After nearly four years of Putin's rule, all national Russian television
channels are controlled by the Kremlin. Except for one liberal Moscow
radio station and Novaya Gazeta, a daily newspaper that regularly
publishes exposés of the war in Chechnya but sells only 125,000'copies,
there is no free press left in Russia.
Privately, editors say that under Putin the Soviet practice of calls from
Kremlin officials to pressurise them into killing off critical stories
has once again become common practice.
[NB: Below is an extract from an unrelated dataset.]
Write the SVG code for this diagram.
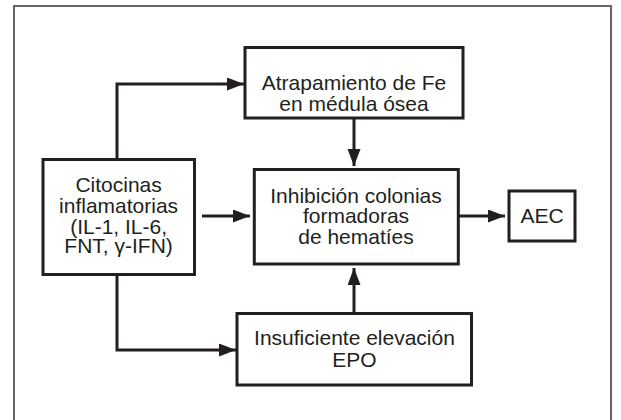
<svg xmlns="http://www.w3.org/2000/svg" width="621" height="420" viewBox="0 0 621 420">
<style>
.box{fill:#fff;stroke:#231f20;stroke-width:3}
.t{font-family:"Liberation Sans",Arial,sans-serif;font-size:21px;fill:#231f20;text-anchor:middle}
.c{fill:none;stroke:#231f20;stroke-width:3;marker-end:url(#ah)}
</style>
<defs>
<marker id="ah" markerUnits="userSpaceOnUse" markerWidth="18" markerHeight="14" refX="17" refY="6.5" orient="auto">
<path d="M0,0 L17,6.5 L0,13 z" fill="#231f20"/>
</marker>
</defs>
<rect x="0" y="0" width="621" height="420" fill="#fff"/>
<rect x="14" y="6" width="597" height="430" fill="none" stroke="#666" stroke-width="2"/>
<g id="connectors">
<path class="c" d="M117,159 V84 H244"/>
<path class="c" d="M117,274 V350 H236"/>
<path class="c" d="M354,118 V166"/>
<path class="c" d="M354,313 V268"/>
<path class="c" d="M202,216 H250"/>
<path class="c" d="M458,216 H505"/>
</g>
<g id="atrapamiento">
<rect class="box" x="245" y="47.5" width="218" height="70.5"/>
<text class="t" x="354" y="89.5">Atrapamiento de Fe</text>
<text class="t" x="354" y="111">en médula ósea</text>
</g>
<g id="citocinas">
<rect class="box" x="43" y="159.5" width="151.5" height="115"/>
<text class="t" x="118.6" y="192">Citocinas</text>
<text class="t" x="118.6" y="213">inflamatorias</text>
<text class="t" x="118.6" y="233.5">(IL-1, IL-6,</text>
<text class="t" x="118.6" y="253">FNT, γ-IFN)</text>
</g>
<g id="inhibicion">
<rect class="box" x="254.3" y="169.5" width="204" height="94.5"/>
<text class="t" x="356" y="202.7">Inhibición colonias</text>
<text class="t" x="356" y="223.3">formadoras</text>
<text class="t" x="356" y="243.5">de hematíes</text>
</g>
<g id="aec">
<rect class="box" x="509" y="191" width="66" height="50"/>
<text class="t" x="542" y="223.3">AEC</text>
</g>
<g id="insuficiente">
<rect class="box" x="237" y="313.5" width="234.5" height="71.5"/>
<text class="t" x="354.5" y="345">Insuficiente elevación</text>
<text class="t" x="354.5" y="366.7">EPO</text>
</g>
</svg>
The tapping of journalists' phones
by the FSB is also widespread.
Last month, when the Russian stock market lost 15% of its value following
the dramatic arrest on fraud and tax evasion charges of Mikhail
Khodorkovsky, the country's richest man who fell out with Putin, Russian
state television led its nightly bulletin on this year's flu
epidemic.
In such a climate, finding a Russian publisher brave enough to take on
Trebugova's book was no easy task. Aware of the risks, she kept the
project secret. Interest grew only when she gave a copy to an opposition
politician weeks before publication. Within days dozens of deputies in
the Duma, the lower house of parliament, were smuggling xeroxed copies of
the book around Moscow.
"Under Yeltsin we journalists had a wonderful honeymoon," says
Trebugova. "He would never have allowed the crackdown on free speech
which Putin has orchestrated. Those days are now over."